Alone in Iowa and heartbroken
Today has been the hardest day I have had since Johnnie died. I lost my best friend once again. Not to death like last time but by his choice. I don't know what is worse, loosing someone without being able to say good-bye and to death. Or having someone choose to no longer have you in their life and having to say good-bye and walk away. I feel like I can't breath. Like something has been ripped out of me.
Mike and I have been best friends for 9 almost 10 years. We have worked together, traveled together, and lived together. I would say he knows me better than anyone on this planet. I can be 100% myself we him and know that I wont be judged. One problem he was madly in love with me. I wanted to be in love with him, I really, really, did. I tried, with all my heart I tried. He made me so happy and I wanted to make him happy, but I couldn't. No matter how much I wanted or tried I could not force feelings. I don't know why, maybe I do. But I wanted us to work and do and have all the things we dreamed of and talked about for 10 years. We had great plans. But I guess my heart had other plans.
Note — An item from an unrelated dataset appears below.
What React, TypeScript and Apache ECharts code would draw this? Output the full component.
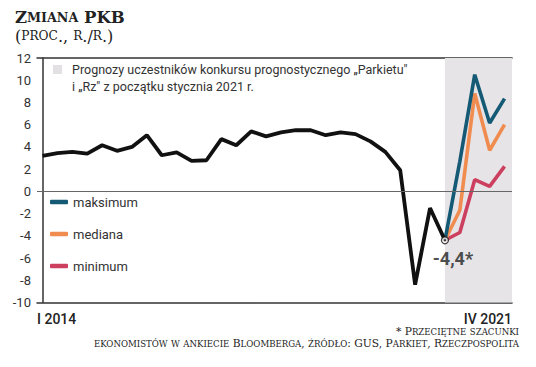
import React, { useEffect, useRef } from "react";
import * as echarts from "echarts";

const quarters = [
  "I 2014", "II 2014", "III 2014", "IV 2014",
  "I 2015", "II 2015", "III 2015", "IV 2015",
  "I 2016", "II 2016", "III 2016", "IV 2016",
  "I 2017", "II 2017", "III 2017", "IV 2017",
  "I 2018", "II 2018", "III 2018", "IV 2018",
  "I 2019", "II 2019", "III 2019", "IV 2019",
  "I 2020", "II 2020", "III 2020", "IV 2020",
  "I 2021", "II 2021", "III 2021", "IV 2021",
];

const actual = [
  3.2, 3.45, 3.55, 3.4, 4.15, 3.65, 4.0, 5.05, 3.25, 3.5, 2.75, 2.8, 4.7, 4.15,
  5.4, 4.95, 5.3, 5.5, 5.5, 5.05, 5.3, 5.15, 4.5, 3.55, 1.9, -8.4, -1.5, -4.4,
];

// forecasts start at IV 2020 (index 27)
const forecastStart = 27;
const maksimum = [-4.4, 2.7, 10.5, 6.15, 8.35];
const mediana = [-4.4, -1.7, 8.8, 3.7, 6.0];
const minimum = [-4.4, -3.7, 1.05, 0.45, 2.25];

const yMin = -10;
const yMax = 12;
const yStep = 2;
const xMin = -0.37;
const xMax = 31.5;

const legendNames = ["maksimum", "mediana", "minimum"];
const colors = ["#155a75", "#f08c4f", "#cc3f5f"];

const titleLine1 = "Zmiana PKB";
const titleLine2 = "(proc., r./r.)";
const note1 = "* Przeciętne szacunki";
const note2 = "ekonomistów w ankiecie Bloomberga, źródło: GUS, Parkiet, Rzeczpospolita";
const shadeNote = "Prognozy uczestników konkursu prognostycznego „Parkietu\"\ni „Rz\" z początku stycznia 2021 r.";

function smallCaps(str: string): string {
  let out = "";
  let cur = "";
  let curStyle = "";
  for (const ch of str) {
    const isLower = ch !== ch.toUpperCase();
    const st = isLower ? "s" : "b";
    const c = isLower ? ch.toUpperCase() : ch;
    if (st !== curStyle && cur) {
      out += `{${curStyle}|${cur}}`;
      cur = "";
    }
    curStyle = st;
    cur += c;
  }
  if (cur) out += `{${curStyle}|${cur}}`;
  return out;
}

const SANS = "Roboto";
const SERIF = "DejaVu Serif";

export default function App() {
  const ref = useRef<HTMLDivElement>(null);
  useEffect(() => {
    const chart = echarts.init(ref.current!, null, { renderer: "svg" });
    const fc = (arr: number[]) => arr.map((v, i) => [forecastStart + i, v]);
    const lastIdx = actual.length - 1;
    const option: any = {
      animation: false,
      backgroundColor: "#fff",
      grid: { left: 37, top: 58, width: 475, height: 244.5 },
      xAxis: [
        {
          type: "value",
          min: xMin,
          max: xMax,
          axisLine: { onZero: false, lineStyle: { color: "#333", width: 1.5 } },
          axisTick: { show: false },
          splitLine: { show: false },
          axisLabel: {
            customValues: [xMin, xMax],
            formatter: (v: number) =>
              quarters[Math.max(0, Math.min(quarters.length - 1, Math.round(v)))],
            alignMinLabel: "left",
            alignMaxLabel: "right",
            fontFamily: SANS,
            fontSize: 14,
            fontWeight: 500,
            color: "#222",
            margin: 9,
          },
        },
        {
          type: "value",
          position: "top",
          min: xMin,
          max: xMax,
          axisLine: { onZero: false, lineStyle: { color: "#333", width: 1.5 } },
          axisTick: { show: false },
          splitLine: { show: false },
          axisLabel: { show: false },
        },
      ],
      yAxis: {
        type: "value",
        min: yMin,
        max: yMax,
        interval: yStep,
        axisLine: { show: true, lineStyle: { color: "#333", width: 1.5 } },
        axisTick: { show: false },
        splitLine: { show: false },
        axisLabel: { fontFamily: SANS, fontSize: 13, color: "#333", margin: 6 },
      },
      legend: {
        data: legendNames,
        orient: "vertical",
        left: 45,
        top: 189,
        itemWidth: 18,
        itemHeight: 4.5,
        icon: "roundRect",
        itemGap: 16,
        textStyle: { fontFamily: SANS, fontSize: 13, color: "#333", lineHeight: 16 },
      },
      series: [
        {
          type: "line",
          name: "shade",
          data: [],
          z: 1,
          markArea: {
            silent: true,
            itemStyle: { color: "#e6e4e7" },
            data: [[{ xAxis: forecastStart }, { xAxis: xMax }]],
          },
        },
        ...[minimum, mediana, maksimum].map((arr, k) => {
          const idx = 2 - k;
          return {
            type: "line",
            name: legendNames[idx],
            data: fc(arr),
            symbol: "none",
            color: colors[idx],
            lineStyle: { color: colors[idx], width: 3.6 },
            z: 3,
          };
        }),
        {
          type: "line",
          name: "PKB",
          data: actual.map((v, i) => [i, v]),
          symbol: "none",
          color: "#111",
          lineStyle: { color: "#111", width: 3.8 },
          z: 4,
          markLine: {
            silent: true,
            symbol: "none",
            label: { show: false },
            lineStyle: { color: "#666", width: 1, type: "solid" },
            data: [{ yAxis: 0 }],
          },
        },
        {
          type: "scatter",
          name: "last",
          data: [[lastIdx, actual[lastIdx]]],
          symbol: "circle",
          symbolSize: 7,
          itemStyle: { color: "#fff", borderColor: "#111", borderWidth: 1.3 },
          z: 5,
          label: {
            show: true,
            position: "bottom",
            distance: 5,
            offset: [8, 0],
            formatter: (p: any) => String(p.value[1]).replace(".", ",") + "*",
            fontFamily: SANS,
            fontSize: 18,
            fontWeight: "bold",
            color: "#222",
          },
        },
        {
          type: "scatter",
          name: "lastdot",
          data: [[lastIdx, actual[lastIdx]]],
          symbol: "circle",
          symbolSize: 2.5,
          itemStyle: { color: "#111" },
          z: 6,
        },
      ],
      graphic: [
        {
          type: "text",
          left: 15,
          top: 9,
          style: {
            text: smallCaps(titleLine1),
            rich: {
              b: { fontFamily: SERIF, fontSize: 16.5, fontWeight: "bold", fill: "#222" },
              s: { fontFamily: SERIF, fontSize: 12.7, fontWeight: "bold", fill: "#222" },
            },
          },
        },
        {
          type: "text",
          left: 15,
          top: 28,
          style: {
            text: smallCaps(titleLine2),
            rich: {
              b: { fontFamily: SERIF, fontSize: 16, fill: "#222" },
              s: { fontFamily: SERIF, fontSize: 12.2, fill: "#222" },
            },
          },
        },
        {
          type: "rect",
          shape: { x: 53, y: 65, width: 9, height: 9 },
          style: { fill: "#e2e0e3" },
        },
        {
          type: "text",
          x: 72,
          y: 61,
          style: {
            text: shadeNote,
            fontFamily: SANS,
            fontSize: 12.5,
            lineHeight: 17,
            fill: "#333",
          },
        },
        {
          type: "text",
          right: 17,
          top: 326,
          style: {
            text: smallCaps(note1) + "\n" + smallCaps(note2),
            align: "right",
            rich: {
              b: { fontFamily: SERIF, fontSize: 10.7, fill: "#222", lineHeight: 12, align: "right" },
              s: { fontFamily: SERIF, fontSize: 8.6, fill: "#222", lineHeight: 12, align: "right" },
            },
          },
        },
      ],
    };
    chart.setOption(option);
    return () => chart.dispose();
  }, []);
  return (
    <div
      ref={ref}
      style={{ position: "fixed", left: 0, top: 0, width: 536, height: 367, background: "#fff" }}
    />
  );
}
I knew he was leaving today when I left but still to come home to a empty house was still a shock. I guess I didn't think he would really leave me. How could he leave me? I thought he would be the one person in my life who would never leave. Yet here I sit alone in "our" apartment in Iowa. I have never been or felt more alone in my life. I have no one here. I know no one here. I knew we were not working and I had planned on getting my own place but I thought we would still be friends. Still talk. Still do things together. But Nope he wants to never hear or see me again. This wouldn't be as hard if it wasn't for that. To never see or talk to him again. Its the most painful feeling ever. Like a death.
I have my new apartment all ready now I just have to move in. I have no one here to help me so I have to hire movers. And I guess I have to try to move on and make a new life Alone in Iowa. That is if I can ever stop crying and breath again.